The report also pointed to problems with Deloitte’s culture. “These deficiencies may result, in part, from a Firm culture that allows, or tolerates, audit approaches that do not consistently emphasize the need for an appropriate level of critical analysis and collection of objective evidence, and that rely largely on management representations,” said the report. “While it appears that the Firm has instituted positive changes to its audit practice over the years of PCAOB inspections, and that the Firm’s senior leadership has accepted the need to do so, some questions remain about whether the Firm’s audit personnel have embraced the concept that change in audit performance is necessary in order to achieve compliance with PCAOB standards.”

Deloitte defended its audit procedures in response to the report. “We have complete confidence in our professionals and the quality of our audits, and agree that there were and always will be areas we can improve,” Deloitte LLP CEO Joe Echevarria said in a statement Monday, according to Reuters. “We have been making a series of investments focused on strengthening and improving our practice, and will continue to do so to make Deloitte the standard for audit quality.”

The PCAOB also released a statement to explain why it decided to make public the previously confidential sections of its report.
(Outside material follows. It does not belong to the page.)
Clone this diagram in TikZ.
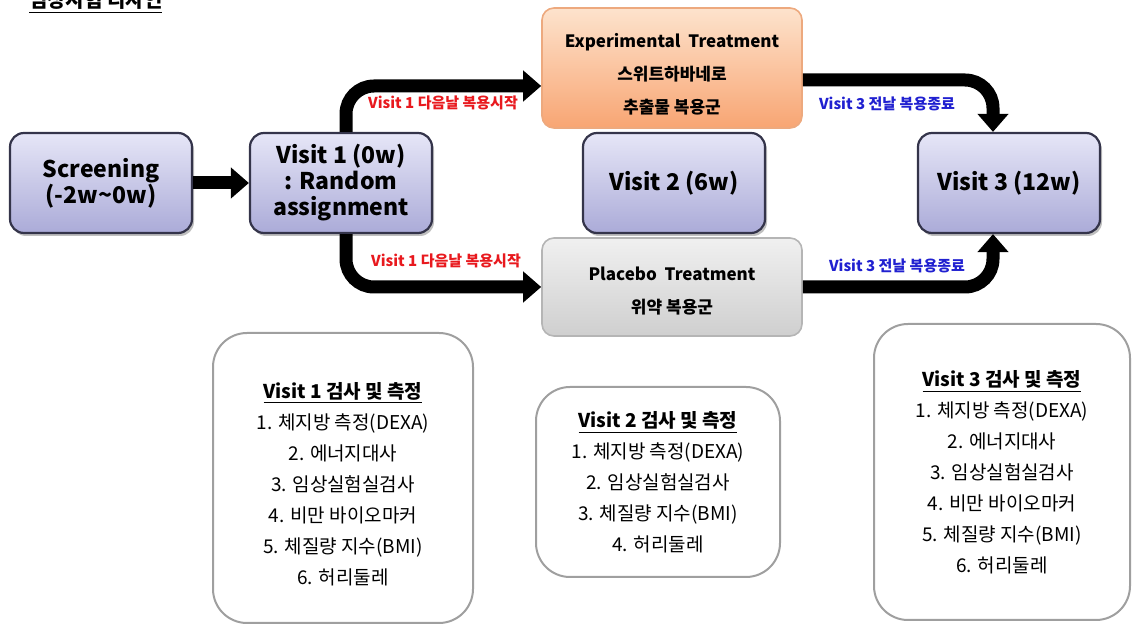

“The quality control remediation process is central to the Board’s efforts to cause firms to improve the quality of their audits and thereby better protect investors,” said the PCAOB. “The Board therefore takes very seriously the importance of firms making sufficient progress on quality control issues identified in an inspection report in the 12 months following the report. Particularly with the largest firms, which are inspected annually, the Board devotes considerable time and resources to critically evaluating whether the firm did in fact make sufficient progress in that period. The Board can and does make the relevant criticisms public when a firm has failed to do so.”

The PCAOB noted that it is not unusual for an inspection report to include nonpublic criticisms of several aspects of a firm's system of quality control. "Any Board judgment that results in later public disclosure is a judgment about whether the firm made sufficient effort and progress to address the particular criticisms articulated in the report on that firm in the 12 months immediately following the report date," said the PCAOB. "It is not a broad judgment about the effectiveness of a firm's system of quality control compared to those of other firms, and it does not signify anything about the merits of any additional efforts a firm may have made to address the criticisms after the 12-month period. The Board, however, takes very seriously the importance of firms taking meaningful remedial steps promptly, and the Board will make the relevant criticisms public when a firm has failed to take sufficiently meaningful steps within the 12 months following the report date."